御子柴善之『自分で考える勇気 カント哲学入門』(岩波ジュニア新書、2015年)を読んで。
本書はカントの思考の全体像をコンパクトに提示する本である。最初に読むべきカント入門というよりも、ある程度カントについて興味を持って読み始めたけどわからなかったという読者のための本であるように思われる。本書の特徴はカントの思考に用いられる言葉の一つ一つを具体的なニュアンスを拾い上げながら解きほぐしていくことにある。とはいえカントの言葉遣いに全く馴染みがない読者にとってはなぜこんなことを説明するのかという疑問を抱くかもしれない。そういった意味でカントを読もうとして挫折した人のための本であると思うのである。
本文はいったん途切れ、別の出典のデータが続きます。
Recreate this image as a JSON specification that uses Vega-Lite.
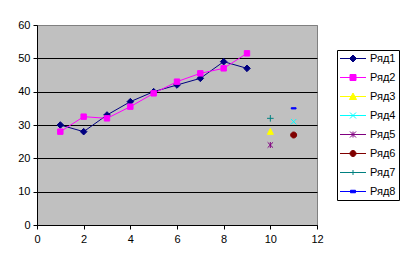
{
  "$schema": "https://vega.github.io/schema/vega-lite/v6.json",
  "width": 280,
  "height": 200,
  "autosize": {"type": "none"},
  "padding": {"left": 37, "top": 25, "right": 91, "bottom": 42},
  "background": "white",
  "config": {
    "font": "Liberation Sans",
    "view": {"stroke": "#808080", "strokeWidth": 1, "fill": "#C0C0C0"},
    "axis": {"labelFont": "Liberation Sans", "labelFontSize": 11, "labelColor": "black", "domainColor": "black", "tickColor": "black", "tickSize": 4, "domainWidth": 1, "tickWidth": 1, "title": null},
    "legend": {"labelFont": "Liberation Sans", "labelFontSize": 11, "labelColor": "black", "symbolOpacity": 1, "symbolStrokeWidth": 1, "symbolSize": 100}
  },
  "data": {
    "values": [
      {"series": "Ряд1", "x": 1, "y": 30},
      {"series": "Ряд1", "x": 2, "y": 28},
      {"series": "Ряд1", "x": 3, "y": 33},
      {"series": "Ряд1", "x": 4, "y": 37},
      {"series": "Ряд1", "x": 5, "y": 40},
      {"series": "Ряд1", "x": 6, "y": 42},
      {"series": "Ряд1", "x": 7, "y": 44},
      {"series": "Ряд1", "x": 8, "y": 49},
      {"series": "Ряд1", "x": 9, "y": 47},
      {"series": "Ряд2", "x": 1, "y": 28},
      {"series": "Ряд2", "x": 2, "y": 32.5},
      {"series": "Ряд2", "x": 3, "y": 32},
      {"series": "Ряд2", "x": 4, "y": 35.5},
      {"series": "Ряд2", "x": 5, "y": 39.5},
      {"series": "Ряд2", "x": 6, "y": 43},
      {"series": "Ряд2", "x": 7, "y": 45.5},
      {"series": "Ряд2", "x": 8, "y": 47},
      {"series": "Ряд2", "x": 9, "y": 51.5},
      {"series": "Ряд3", "x": 10, "y": 28},
      {"series": "Ряд4", "x": 11, "y": 31},
      {"series": "Ряд5", "x": 10, "y": 24},
      {"series": "Ряд6", "x": 11, "y": 27},
      {"series": "Ряд7", "x": 10, "y": 32},
      {"series": "Ряд8", "x": 11, "y": 35}
    ]
  },
  "encoding": {
    "x": {
      "field": "x", "type": "quantitative",
      "scale": {"domain": [0, 12], "nice": false, "zero": false},
      "axis": {"values": [0, 2, 4, 6, 8, 10, 12], "grid": false, "labelPadding": 4, "labelFlush": false}
    },
    "y": {
      "field": "y", "type": "quantitative",
      "scale": {"domain": [0, 60], "nice": false},
      "axis": {
        "values": [0, 10, 20, 30, 40, 50, 60],
        "grid": true,
        "gridOpacity": 1,
        "gridWidth": 1,
        "gridColor": {"condition": {"test": "datum.value === 60", "value": "#808080"}, "value": "black"},
        "labelPadding": 3,
        "labelFlush": false
      }
    },
    "stroke": {
      "field": "series", "type": "nominal",
      "scale": {
        "domain": ["Ряд1", "Ряд2", "Ряд3", "Ряд4", "Ряд5", "Ряд6", "Ряд7", "Ряд8"],
        "range": ["#000080", "#FF00FF", "#FFFF00", "#00FFFF", "#800080", "#800000", "#008080", "#0000FF"]
      },
      "legend": {"title": null, "orient": "none", "legendX": 300, "legendY": 25, "strokeColor": "black", "padding": 3, "rowPadding": 7, "labelOffset": 19, "symbolSize": 100}
    }
  },
  "layer": [
    {
      "mark": {"type": "line", "strokeWidth": 1}
    },
    {
      "mark": {"type": "point", "filled": true, "size": 100, "strokeWidth": 1, "opacity": 0},
      "encoding": {
        "fill": {
          "field": "series", "type": "nominal",
          "scale": {
            "domain": ["Ряд1", "Ряд2", "Ряд3", "Ряд4", "Ряд5", "Ряд6", "Ряд7", "Ряд8"],
            "range": ["#000080", "#FF00FF", "#FFFF00", "#00FFFF", "#800080", "#800000", "#008080", "#0000FF"]
          },
          "legend": {"title": null, "orient": "none", "legendX": 300, "legendY": 25, "strokeColor": "black", "padding": 3, "rowPadding": 7, "labelOffset": 19, "symbolSize": 100}
        },
        "shape": {
          "field": "series", "type": "nominal",
          "scale": {
            "domain": ["Ряд1", "Ряд2", "Ряд3", "Ряд4", "Ряд5", "Ряд6", "Ряд7", "Ряд8"],
            "range": [
              "M-1.1,0H4.1M1.5,-0.7L2.2,0L1.5,0.7L0.8,0Z",
              "M-1.1,0H4.1M0.9,-0.6H2.1V0.6H0.9Z",
              "M-1.1,0H4.1M1.5,-0.7L2.2,0.6H0.8Z",
              "M-1.1,0H4.1M0.9,-0.6L2.1,0.6M0.9,0.6L2.1,-0.6",
              "M-1.1,0H4.1M0.9,-0.6L2.1,0.6M0.9,0.6L2.1,-0.6M1.5,-0.6V0.6",
              "M-1.1,0H4.1M0.9,0A0.6,0.6 0 1,0 2.1,0A0.6,0.6 0 1,0 0.9,0Z",
              "M-1.1,0H4.1M1.5,-0.5V0.5",
              "M-1.1,0H4.1M1,-0.25H2V0.25H1Z"
            ]
          },
          "legend": {"title": null, "orient": "none", "legendX": 300, "legendY": 25, "strokeColor": "black", "padding": 3, "rowPadding": 7, "labelOffset": 19, "symbolSize": 100}
        }
      }
    },
    {
      "transform": [{"filter": {"field": "series", "equal": "Ряд1"}}],
      "mark": {"type": "point", "filled": true, "size": 36, "strokeWidth": 1, "opacity": 1, "shape": "M0,-1.1L1.1,0L0,1.1L-1.1,0Z"},
      "encoding": {"fill": {"field": "series", "type": "nominal"}}
    },
    {
      "transform": [{"filter": {"field": "series", "equal": "Ряд2"}}],
      "mark": {"type": "point", "filled": true, "size": 36, "strokeWidth": 1, "opacity": 1, "shape": "M-0.9,-0.9H0.9V0.9H-0.9Z"},
      "encoding": {"fill": {"field": "series", "type": "nominal"}}
    },
    {
      "transform": [{"filter": {"field": "series", "equal": "Ряд3"}}],
      "mark": {"type": "point", "filled": true, "size": 36, "strokeWidth": 1, "opacity": 1, "shape": "M0,-1.1L1,0.9H-1Z"},
      "encoding": {"fill": {"field": "series", "type": "nominal"}}
    },
    {
      "transform": [{"filter": {"field": "series", "equal": "Ряд4"}}],
      "mark": {"type": "point", "filled": true, "size": 36, "strokeWidth": 1, "opacity": 1, "shape": "M-0.9,-0.9L0.9,0.9M-0.9,0.9L0.9,-0.9"},
      "encoding": {"fill": {"field": "series", "type": "nominal"}}
    },
    {
      "transform": [{"filter": {"field": "series", "equal": "Ряд5"}}],
      "mark": {"type": "point", "filled": true, "size": 36, "strokeWidth": 1, "opacity": 1, "shape": "M-0.9,-0.9L0.9,0.9M-0.9,0.9L0.9,-0.9M0,-1V1"},
      "encoding": {"fill": {"field": "series", "type": "nominal"}}
    },
    {
      "transform": [{"filter": {"field": "series", "equal": "Ряд6"}}],
      "mark": {"type": "point", "filled": true, "size": 36, "strokeWidth": 1, "opacity": 1, "shape": "M-1,0A1,1 0 1,0 1,0A1,1 0 1,0 -1,0Z"},
      "encoding": {"fill": {"field": "series", "type": "nominal"}}
    },
    {
      "transform": [{"filter": {"field": "series", "equal": "Ряд7"}}],
      "mark": {"type": "point", "filled": true, "size": 36, "strokeWidth": 1, "opacity": 1, "shape": "M-1.1,0H1.1M0,-1.1V1.1"},
      "encoding": {"fill": {"field": "series", "type": "nominal"}}
    },
    {
      "transform": [{"filter": {"field": "series", "equal": "Ряд8"}}],
      "mark": {"type": "point", "filled": true, "size": 36, "strokeWidth": 1, "opacity": 1, "shape": "M-0.8,-0.2H0.8V0.2H-0.8Z"},
      "encoding": {"fill": {"field": "series", "type": "nominal"}}
    }
  ]
}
ツイッターなどで評判の良い本書ではあるが、カントへの最初の入門書としてよりも印象的だったのは、戦争の世紀にあって国連草案の基礎として取り上げられるカント思想を生き生きと提示していることである。カントがその哲学全体にわたって描き出そうとしている人間像を通して人権の基礎となる人格論の見通しを与えてくれる本として本書をお勧めしたい。
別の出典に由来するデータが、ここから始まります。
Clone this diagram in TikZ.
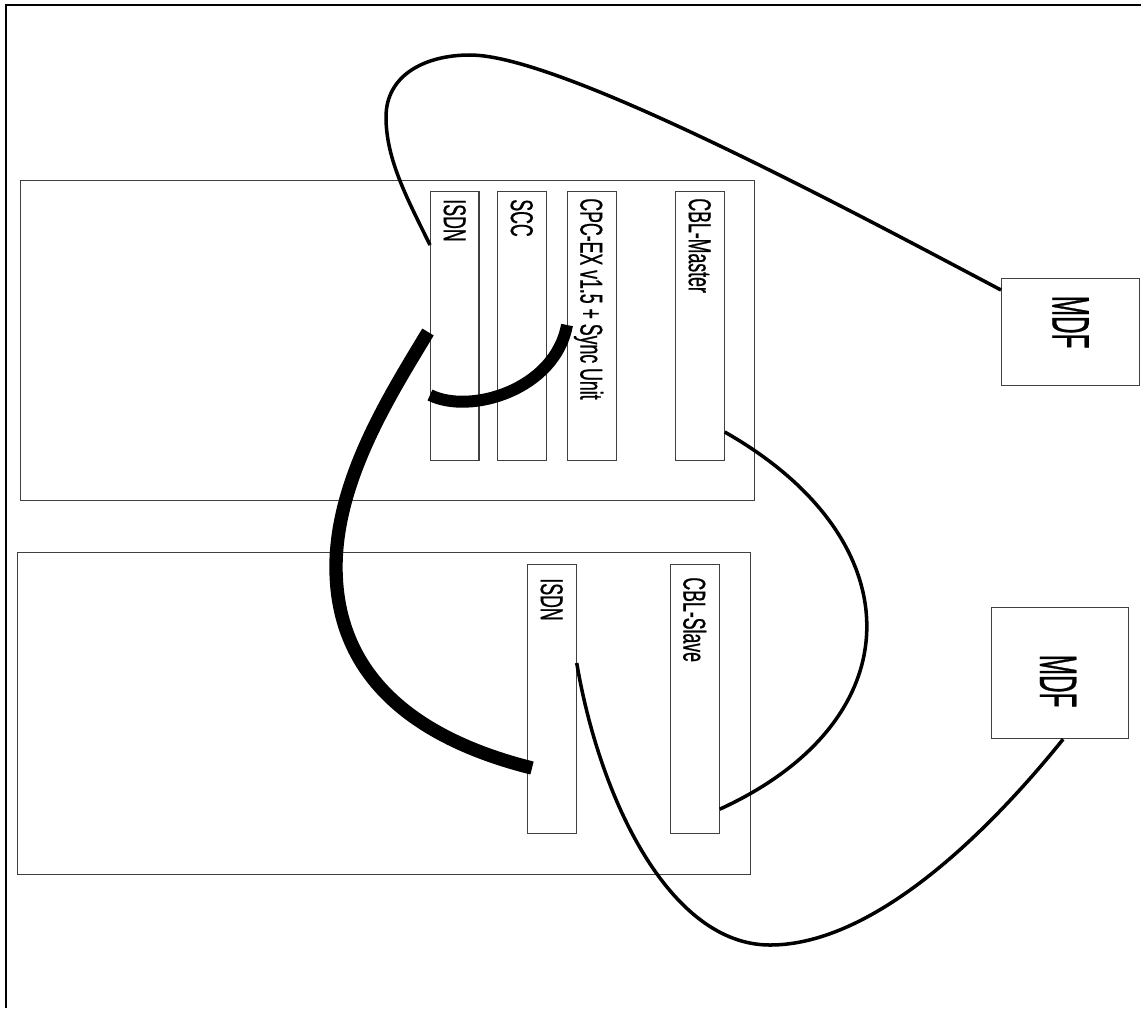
\documentclass[tikz,border=0pt]{standalone}
\usepackage{fontspec}
\newfontfamily\slotfont[FakeStretch=0.56,FakeBold=0.6]{Liberation Sans}
\newfontfamily\mdffont[FakeStretch=0.46,FakeBold=0.6]{Liberation Sans}
\usetikzlibrary{calc}

\begin{document}
\begin{tikzpicture}[x=0.02cm, y=-0.02cm,
  frame/.style={line width=1.3pt, black},
  box/.style={draw=black!75, line width=0.7pt, anchor=north west, inner sep=0pt},
  slot/.style={box, minimum width=0.97cm, minimum height=5.38cm},
  slotlabel/.style={rotate=-90, anchor=west, inner sep=0pt, text depth=0pt,
                    font=\slotfont\fontsize{18}{18}\selectfont},
  mdflabel/.style={rotate=-90, inner sep=0pt, text depth=0pt,
                   font=\mdffont\fontsize{30}{30}\selectfont},
  cable/.style={line width=2pt, black},
  trunk/.style={line width=7.6pt, black}]
  % 1. Page frame (pixel units, y runs downwards)
  \useasboundingbox (0,0) rectangle (1141,1008);
  \draw[frame] (6,1008) -- (6,5) -- (1141,5);

  % 2. Racks and MDFs
  \node[box, minimum width=14.68cm, minimum height=6.4cm]  (rackA) at (20,180) {};
  \node[box, minimum width=14.66cm, minimum height=6.44cm] (rackB) at (17,552) {};
  \node[box, minimum width=2.76cm, minimum height=2.14cm]  (mdfA)  at (1001,278) {};
  \node[box, minimum width=2.74cm, minimum height=2.62cm]  (mdfB)  at (991,607) {};
  \node[mdflabel] (mdfAtxt) at ($(mdfA.center)+(0,-10)$) {MDF};
  \node[mdflabel] (mdfBtxt) at ($(mdfB.center)+(-2,8)$) {MDF};

  % 3. Cards in the upper rack
  \node[slot] (isdnA) at (430,191) {};
  \node[slot] (scc)   at (497,191) {};
  \node[slot] (cpc)   at (567,191) {};
  \node[slot] (cblM)  at (675,191) {};
  \node[slotlabel] (isdnAtxt) at ($(isdnA.north)+(0,8)$) {ISDN};
  \node[slotlabel] (scctxt)   at ($(scc.north)+(0,8)$)   {SCC};
  \node[slotlabel] (cpctxt)   at ($(cpc.north)+(0,7)$)   {CPC-EX v1.5 + Sync Unit};
  \node[slotlabel] (cblMtxt)  at ($(cblM.north)+(0,7)$)  {CBL-Master};

  % 4. Cards in the lower rack
  \node[slot] (isdnB) at (527,564) {};
  \node[slot] (cblS)  at (670,564) {};
  \node[slotlabel] (isdnBtxt) at ($(isdnB.north)+(0,14)$) {ISDN};
  \node[slotlabel] (cblStxt)  at ($(cblS.north)+(0,13)$)  {CBL-Slave};

  % 5. Cables
  \draw[cable] ($(isdnA.north west)+(0,54)$)
    .. controls (408,200) and (386,160) .. (386,117)
    .. controls (386,75) and (425,55) .. (470,55)
    .. controls (560,55) and (840,205) .. ($(mdfA.north west)+(0,12)$);
  \draw[cable] ($(cblM.north east)+(0,241)$)
    .. controls (915,540) and (915,720) .. ($(cblS.south east)+(0,-25)$);
  \draw[cable] ($(isdnB.north east)+(0,99)$)
    .. controls (600,800) and (670,945) .. (770,945)
    .. controls (875,945) and (990,830) .. ($(mdfB.south)+(3,0)$);
  \draw[trunk] ($(isdnA.north west)+(-2,141)$)
    .. controls (390,395) and (336,480) .. (336,567)
    .. controls (336,680) and (420,740) .. ($(isdnB.north west)+(5,204)$);
  \draw[trunk, line width=6.8pt] ($(isdnA.north west)+(0,204)$)
    .. controls (470,415) and (555,390) .. ($(cpc.north west)+(0,134)$);
\end{tikzpicture}
\end{document}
カントの人格論は当然の如く語られながらもその具体的内容を提示してくれる本は少ない。人格論の理解抜きに人権思想を語ろうとも、カントが人格論において語ろうとした尊厳の姿を見定めることはできないであろう。二十一世紀に入って分断と戦争の世紀としてカントの世界市民思想が注目を浴びた時期がある。しかし専門家にとっては自明の理として、自説を述べるときに通りすがりに前提視されている印象が強かったのだが、本書においてようやく、なぜカントの世界市民思想がいま私たちが振り返るべき、あるいは新たに見出すべき思想であるのかを明確に語る本が出たように思う。ここから初めてカント自身の人格論に向き合うことができる、そういう地点を明示してくれている本なのである。
カントは難しい、それはドイツ語で読んでもそうであるとはよく語られることである。しかし難しいことを確認しても思想的には一歩も進むところはない。しかしその独特の言葉遣いと思考の道行きに馴染んでいくことを通して、生き生きとしたカントの思考に触れることができるであろうことを本書は明示してくれている。一通り読んで理解することができたら、本書をもう一度読み解くこと、そしてカント自身の書を読むことを求める本書は、良質なカント哲学入門といえよう。